Using the records below, count the lines with "chart" in them. Give the number only.
====
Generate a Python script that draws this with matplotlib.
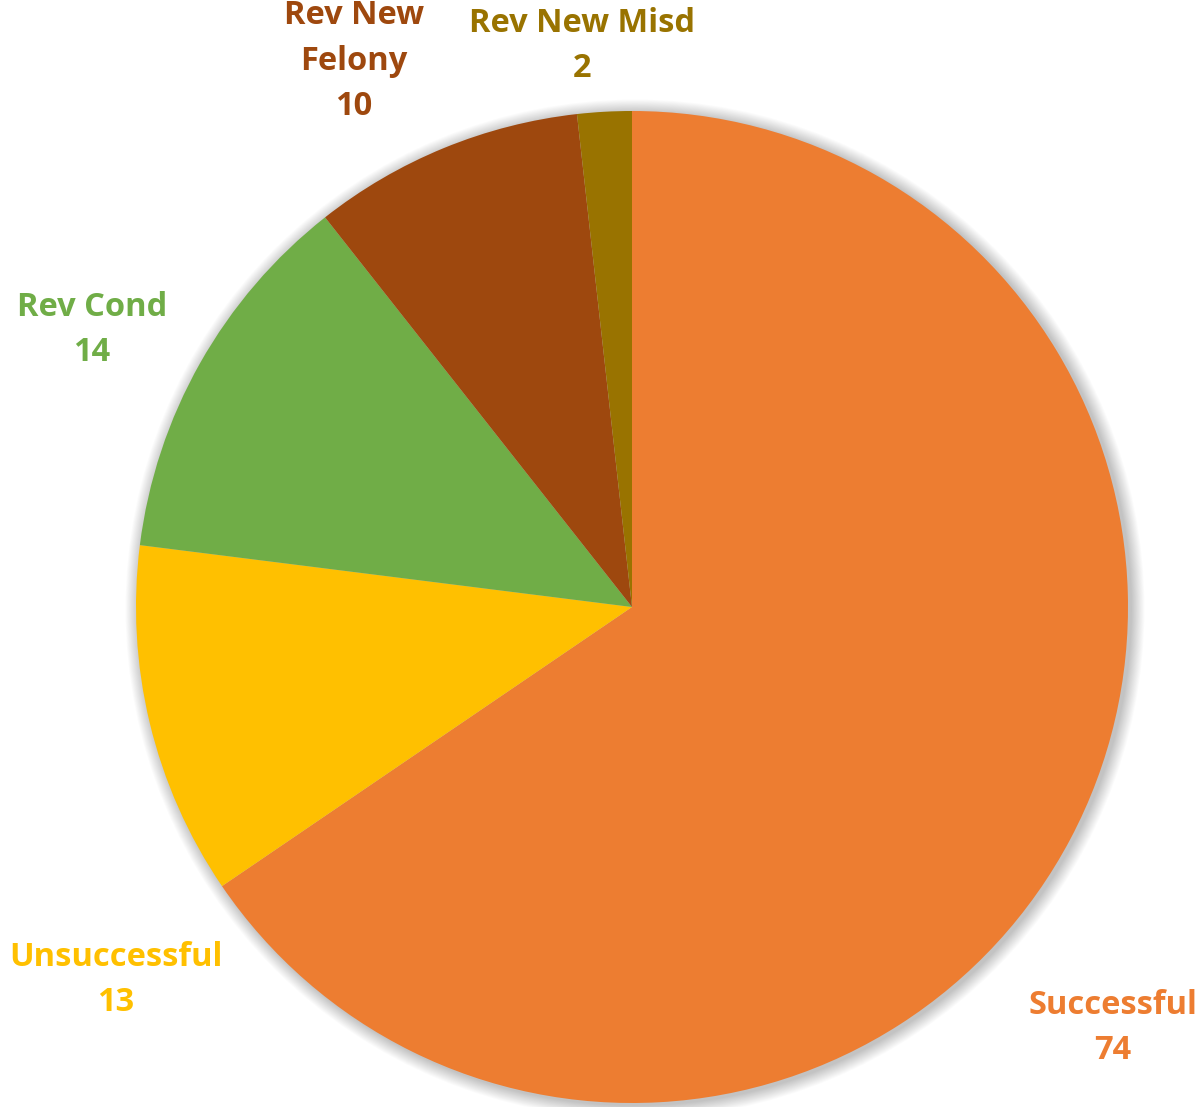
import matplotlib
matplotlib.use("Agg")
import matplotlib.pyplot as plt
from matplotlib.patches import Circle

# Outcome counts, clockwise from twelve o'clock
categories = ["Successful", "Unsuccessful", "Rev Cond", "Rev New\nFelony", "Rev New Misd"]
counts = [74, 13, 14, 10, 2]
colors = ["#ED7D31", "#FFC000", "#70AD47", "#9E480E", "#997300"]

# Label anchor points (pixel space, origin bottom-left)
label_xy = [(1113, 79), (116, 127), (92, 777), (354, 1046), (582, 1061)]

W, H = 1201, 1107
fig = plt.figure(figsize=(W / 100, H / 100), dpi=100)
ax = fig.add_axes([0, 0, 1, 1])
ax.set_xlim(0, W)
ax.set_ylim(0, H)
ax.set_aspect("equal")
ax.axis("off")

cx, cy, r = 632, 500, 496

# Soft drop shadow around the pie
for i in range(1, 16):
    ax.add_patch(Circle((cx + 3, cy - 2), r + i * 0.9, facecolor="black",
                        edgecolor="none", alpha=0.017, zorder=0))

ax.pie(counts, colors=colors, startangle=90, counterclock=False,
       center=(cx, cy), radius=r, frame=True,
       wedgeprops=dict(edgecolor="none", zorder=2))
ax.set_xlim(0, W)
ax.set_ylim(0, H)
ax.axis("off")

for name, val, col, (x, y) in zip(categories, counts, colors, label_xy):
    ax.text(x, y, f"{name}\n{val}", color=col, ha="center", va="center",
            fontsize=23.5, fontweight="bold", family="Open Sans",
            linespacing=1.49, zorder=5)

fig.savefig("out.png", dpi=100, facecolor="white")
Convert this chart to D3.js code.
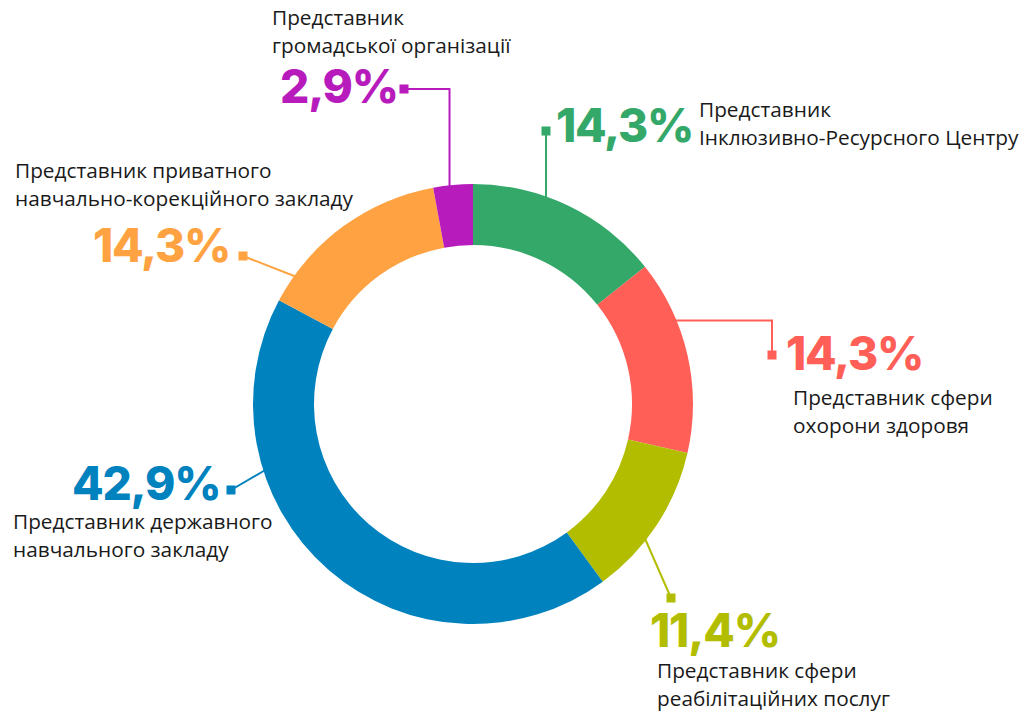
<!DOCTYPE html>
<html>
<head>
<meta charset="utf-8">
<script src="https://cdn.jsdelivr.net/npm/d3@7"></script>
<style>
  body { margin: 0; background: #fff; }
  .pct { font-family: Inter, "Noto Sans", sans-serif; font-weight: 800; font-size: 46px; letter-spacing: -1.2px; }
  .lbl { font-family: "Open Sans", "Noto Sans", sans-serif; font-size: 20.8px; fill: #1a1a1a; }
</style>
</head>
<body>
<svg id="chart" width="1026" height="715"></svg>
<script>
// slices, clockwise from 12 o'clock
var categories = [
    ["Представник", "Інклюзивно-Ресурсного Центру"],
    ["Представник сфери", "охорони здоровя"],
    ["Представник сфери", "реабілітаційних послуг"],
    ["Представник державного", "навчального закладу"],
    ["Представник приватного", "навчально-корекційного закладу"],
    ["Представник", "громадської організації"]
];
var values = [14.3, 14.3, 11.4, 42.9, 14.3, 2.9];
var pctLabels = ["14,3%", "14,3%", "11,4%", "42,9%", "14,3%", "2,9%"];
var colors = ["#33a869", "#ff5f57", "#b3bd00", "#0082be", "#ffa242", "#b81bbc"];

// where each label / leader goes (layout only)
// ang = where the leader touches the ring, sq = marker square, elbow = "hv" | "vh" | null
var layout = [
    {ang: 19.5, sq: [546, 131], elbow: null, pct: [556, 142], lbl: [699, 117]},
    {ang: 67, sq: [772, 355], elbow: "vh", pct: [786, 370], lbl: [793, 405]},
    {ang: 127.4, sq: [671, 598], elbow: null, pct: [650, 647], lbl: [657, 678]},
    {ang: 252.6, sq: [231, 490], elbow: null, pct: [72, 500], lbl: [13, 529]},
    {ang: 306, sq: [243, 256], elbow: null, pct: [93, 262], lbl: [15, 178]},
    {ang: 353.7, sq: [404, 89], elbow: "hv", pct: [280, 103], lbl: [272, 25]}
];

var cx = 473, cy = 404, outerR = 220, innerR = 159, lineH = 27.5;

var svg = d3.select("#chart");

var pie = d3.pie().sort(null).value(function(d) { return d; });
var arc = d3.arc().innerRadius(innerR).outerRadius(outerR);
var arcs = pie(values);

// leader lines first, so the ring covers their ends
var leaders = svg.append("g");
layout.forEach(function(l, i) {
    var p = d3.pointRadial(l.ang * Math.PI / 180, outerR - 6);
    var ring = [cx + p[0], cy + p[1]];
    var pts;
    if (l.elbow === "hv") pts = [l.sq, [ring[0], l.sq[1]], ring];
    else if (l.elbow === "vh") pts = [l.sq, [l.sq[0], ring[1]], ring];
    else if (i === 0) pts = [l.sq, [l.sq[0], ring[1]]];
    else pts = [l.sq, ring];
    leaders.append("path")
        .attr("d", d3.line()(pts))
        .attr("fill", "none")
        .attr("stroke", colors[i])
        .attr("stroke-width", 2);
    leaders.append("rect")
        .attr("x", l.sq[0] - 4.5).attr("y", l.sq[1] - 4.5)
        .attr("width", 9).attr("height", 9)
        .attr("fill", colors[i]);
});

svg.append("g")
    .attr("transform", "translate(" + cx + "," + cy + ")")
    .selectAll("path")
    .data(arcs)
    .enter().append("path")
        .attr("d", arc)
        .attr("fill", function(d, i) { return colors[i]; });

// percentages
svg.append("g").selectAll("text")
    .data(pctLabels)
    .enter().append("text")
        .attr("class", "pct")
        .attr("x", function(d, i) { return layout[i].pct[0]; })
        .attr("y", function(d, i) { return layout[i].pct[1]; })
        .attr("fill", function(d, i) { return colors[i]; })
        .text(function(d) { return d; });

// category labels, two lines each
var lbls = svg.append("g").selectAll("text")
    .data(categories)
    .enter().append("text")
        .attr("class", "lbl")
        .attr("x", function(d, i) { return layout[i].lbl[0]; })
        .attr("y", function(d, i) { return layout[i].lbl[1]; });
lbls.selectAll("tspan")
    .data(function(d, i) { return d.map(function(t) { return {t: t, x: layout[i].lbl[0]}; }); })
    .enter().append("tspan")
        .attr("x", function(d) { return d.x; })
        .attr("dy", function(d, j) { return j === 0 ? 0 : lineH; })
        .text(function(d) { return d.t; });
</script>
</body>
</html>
====
Expected output: 3